The U.S. Attorney's Office says in March 2016, Broussard placed a drug order for 100 grams of 4-FA — a controlled substance with similar effects to ecstasy, according to the Drug Classroom. The package contained 100 grams of 99% pure fentanyl. Broussard reportedly experienced a similar mix-up in August 2015 and was told repeatedly to test his drugs, but he didn't.
During a timeframe of March 31 and April 27, 2016, Broussard sent branded packages containing the deadly drug to more than a dozen customers throughout the United States. The customers who ordered the package thought they were getting an amphetamine analogue, similar to Adderall, according to the charges.
After they ingested the drug, believing it was Adderall, 11 of the customers died from a fentanyl overdose, with at least four suffering serious bodily injuries.
According to the charges, Broussard continued to distribute the packages despite hearing about adverse reactions from customers.
“Eleven lives lost. Families, friends, and communities forever changed by the devastation brought on by Aaron Broussard’s deadly fentanyl. Although the trauma felt by the victims can never be undone and the true cost can never be calculated, Mr.
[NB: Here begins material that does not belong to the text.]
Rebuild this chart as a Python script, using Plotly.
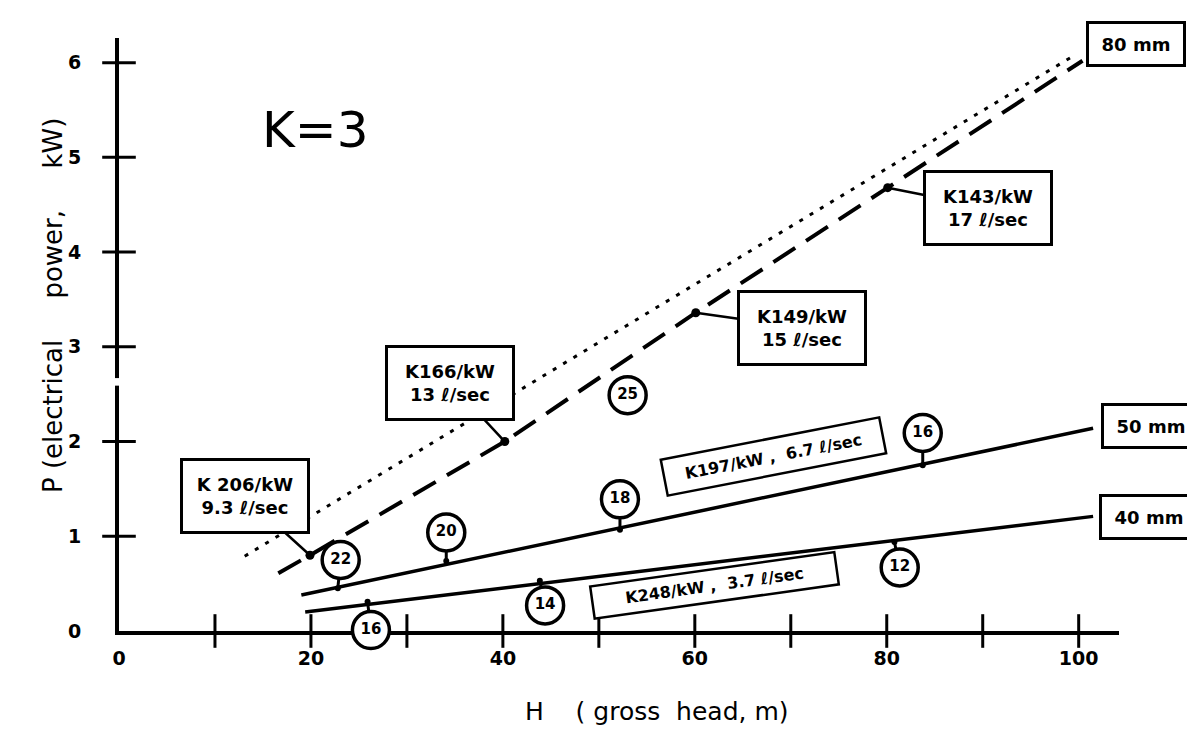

Broussard will now spend the remainder of his life behind bars,” said U.S. Attorney Andrew M. Luger.
Broussard was convicted of the following charges:
- Importation of fentanyl
- Possession with intent to distribute fentanyl
- Distribution of fentanyl resulting in death
- Distribution of fentanyl resulting in serious bodily injury
- Possession with intent to distribute controlled substance analogues.